Athletes Should Stretch--Their Patellar Tendons Will Thank Them for ItTendon injuries are common in athletes. Patellar tendonitis, also called "jumper's knee," is an overuse injury that causes pain at or near the kneecap (the patella). Medical professionals know that such factors as intense training, poor training techniques, or improper shoes can lead to patellar tendonitis. However, under the same conditions, some athletes develop patellar tendonitis and some don't. These researchers wanted to find out if there were any differences between those two groups of athletes.
The researchers studied 138 physical education students in Belgium for two years. At the start of the study, the students underwent a series of tests to measure such physical characteristics as leg length and alignment, muscle tightness and strength, height, and weight. The students were examined every three months by a doctor and orthopedic surgeon. By the end of the study, 19 of the 138 students (about 14%) had developed patellar tendonitis.
The researchers then compared the measurements of the group who had developed patellar tendonitis with those who hadn't. Both groups had taken part in the same types of sports for about the same amount of time. They also had similar results on all physical measurements--except one.
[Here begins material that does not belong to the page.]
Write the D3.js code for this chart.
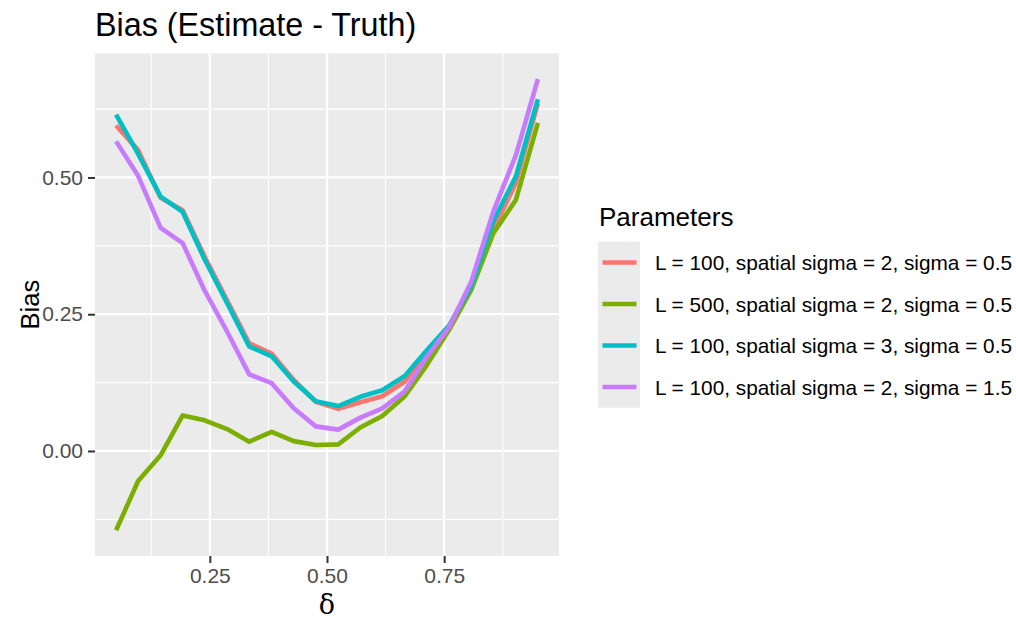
<!DOCTYPE html>
<html>
<head>
<meta charset="utf-8">
<script src="https://cdn.jsdelivr.net/npm/d3@7"></script>
<style>
  html, body { margin: 0; padding: 0; background: #fff; }
  svg text { font-family: "Liberation Sans", Arial, sans-serif; }
</style>
</head>
<body>
<svg id="chart" width="1016" height="621"></svg>
<script>
// delta values (x), one per simulation setting
var delta = [0.050, 0.097, 0.145, 0.192, 0.239, 0.287, 0.334, 0.382, 0.429, 0.476,
             0.524, 0.571, 0.618, 0.666, 0.713, 0.761, 0.808, 0.855, 0.903, 0.950]

// bias per parameter setting
var biasL100s2 = [0.595, 0.550, 0.463, 0.440, 0.355, 0.275, 0.197, 0.178, 0.130, 0.090,
                  0.077, 0.089, 0.100, 0.127, 0.180, 0.228, 0.300, 0.405, 0.490, 0.636]
var biasL500s2 = [-0.145, -0.055, -0.008, 0.065, 0.056, 0.040, 0.017, 0.035, 0.018, 0.011,
                  0.012, 0.043, 0.064, 0.100, 0.157, 0.222, 0.295, 0.398, 0.459, 0.600]
var biasL100s3 = [0.615, 0.543, 0.465, 0.437, 0.350, 0.270, 0.191, 0.173, 0.127, 0.091,
                  0.082, 0.099, 0.111, 0.137, 0.184, 0.230, 0.302, 0.420, 0.502, 0.643]
var biasL100sig15 = [0.566, 0.503, 0.408, 0.380, 0.293, 0.218, 0.140, 0.124, 0.078, 0.045,
                     0.039, 0.061, 0.078, 0.109, 0.172, 0.227, 0.310, 0.438, 0.541, 0.680]

var seriesLabels = [
  "L = 100, spatial sigma = 2, sigma = 0.5",
  "L = 500, spatial sigma = 2, sigma = 0.5",
  "L = 100, spatial sigma = 3, sigma = 0.5",
  "L = 100, spatial sigma = 2, sigma = 1.5"
]
var seriesColors = ["#F8766D", "#7CAE00", "#00BFC4", "#C77CFF"]

var xMajor = [0.25, 0.50, 0.75]
var xMinor = [0.125, 0.375, 0.625, 0.875]
var yMajor = [0.00, 0.25, 0.50]
var yMinor = [-0.125, 0.125, 0.375, 0.625]

var series = [biasL100s2, biasL500s2, biasL100s3, biasL100sig15].map(function(vals, i) {
  return {
    label: seriesLabels[i],
    color: seriesColors[i],
    points: vals.map(function(v, j) { return {x: delta[j], y: v} })
  }
})

// panel geometry
var panel = {left: 95, right: 559, top: 53.3, bottom: 556}

var svg = d3.select("#chart")

var x = d3.scaleLinear().domain([0.005, 0.995]).range([panel.left, panel.right])
var y = d3.scaleLinear().domain([-0.192, 0.727]).range([panel.bottom, panel.top])

// panel background
svg.append("rect")
  .attr("x", panel.left).attr("y", panel.top)
  .attr("width", panel.right - panel.left).attr("height", panel.bottom - panel.top)
  .attr("fill", "#EBEBEB")

var grid = svg.append("g")
grid.selectAll(".xminor").data(xMinor).enter().append("line")
  .attr("x1", d => x(d)).attr("x2", d => x(d))
  .attr("y1", panel.top).attr("y2", panel.bottom)
  .attr("stroke", "#fff").attr("stroke-width", 1.1)
grid.selectAll(".yminor").data(yMinor).enter().append("line")
  .attr("y1", d => y(d)).attr("y2", d => y(d))
  .attr("x1", panel.left).attr("x2", panel.right)
  .attr("stroke", "#fff").attr("stroke-width", 1.1)
grid.selectAll(".xmajor").data(xMajor).enter().append("line")
  .attr("x1", d => x(d)).attr("x2", d => x(d))
  .attr("y1", panel.top).attr("y2", panel.bottom)
  .attr("stroke", "#fff").attr("stroke-width", 2.2)
grid.selectAll(".ymajor").data(yMajor).enter().append("line")
  .attr("y1", d => y(d)).attr("y2", d => y(d))
  .attr("x1", panel.left).attr("x2", panel.right)
  .attr("stroke", "#fff").attr("stroke-width", 2.2)

// lines
var line = d3.line().x(d => x(d.x)).y(d => y(d.y))
svg.append("g").selectAll("path").data(series).enter().append("path")
  .attr("d", d => line(d.points))
  .attr("fill", "none")
  .attr("stroke", d => d.color)
  .attr("stroke-width", 4.6)
  .attr("stroke-linejoin", "round")
  .attr("stroke-linecap", "butt")

// axes
var xAxis = d3.axisBottom(x).tickValues(xMajor).tickFormat(d3.format(".2f")).tickSize(7).tickPadding(5)
var gx = svg.append("g").attr("transform", "translate(0," + panel.bottom + ")").call(xAxis)
gx.select(".domain").remove()
gx.selectAll(".tick line").attr("stroke", "#333333").attr("stroke-width", 2)
gx.selectAll(".tick text").attr("fill", "#4D4D4D").attr("font-size", "21px")
  .attr("font-family", "Liberation Sans, Arial, sans-serif")

var yAxis = d3.axisLeft(y).tickValues(yMajor).tickFormat(d3.format(".2f")).tickSize(7).tickPadding(5)
var gy = svg.append("g").attr("transform", "translate(" + panel.left + ",0)").call(yAxis)
gy.select(".domain").remove()
gy.selectAll(".tick line").attr("stroke", "#333333").attr("stroke-width", 2)
gy.selectAll(".tick text").attr("fill", "#4D4D4D").attr("font-size", "21px")
  .attr("font-family", "Liberation Sans, Arial, sans-serif")

// titles
svg.append("text")
  .attr("x", 95).attr("y", 36)
  .attr("font-size", "32.3px").attr("fill", "#000")
  .text("Bias (Estimate - Truth)")

svg.append("text")
  .attr("x", (panel.left + panel.right) / 2).attr("y", 614)
  .attr("text-anchor", "middle")
  .attr("font-size", "27px")
  .style("font-family", "'DejaVu Serif', 'Liberation Serif', serif")
  .text("\u03B4")

svg.append("text")
  .attr("transform", "translate(39," + ((panel.top + panel.bottom) / 2) + ") rotate(-90)")
  .attr("text-anchor", "middle")
  .attr("font-size", "25.5px")
  .text("Bias")

// legend
var legend = svg.append("g").attr("transform", "translate(598,0)")
legend.append("text")
  .attr("x", 1).attr("y", 225.5)
  .attr("font-size", "26px")
  .text("Parameters")

var keyH = 41.5, keyTop = 241.7
legend.append("rect")
  .attr("x", 0).attr("y", keyTop)
  .attr("width", 42).attr("height", keyH * series.length)
  .attr("fill", "#EBEBEB")

var items = legend.selectAll(".item").data(series).enter().append("g")
  .attr("transform", (d, i) => "translate(0," + (keyTop + keyH * i + keyH / 2) + ")")
items.append("line")
  .attr("x1", 4.5).attr("x2", 38.5)
  .attr("stroke", d => d.color).attr("stroke-width", 4.6)
items.append("text")
  .attr("x", 57).attr("y", 8)
  .attr("font-size", "20.8px")
  .text(d => d.label)
</script>
</body>
</html>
The group who developed tendonitis tended to have less flexibility in their quadriceps and hamstring muscles at the beginning of the study.
This study involved only a small group of students. The authors caution that more research is needed to further understand what factors cause patellar tendonitis. They suggest that future studies focus on bigger groups and compare athletes within the same sport. But the authors also feel that stretching is in order for athletes who don't have good flexibility in their hamstrings or quadriceps. Stretching could also be useful for athletes recovering from patellar tendonitis.
Erik Witvrouw, PT, PhD, et al. Intrinsic Risk Factors for the Development of Patellar Tendinitis in an Athletic Population: A Two-Year Prospective Study. In The American Journal of Sports Medicine. March/April 2001. Vol. 29. No. 2. Pp. 190-195.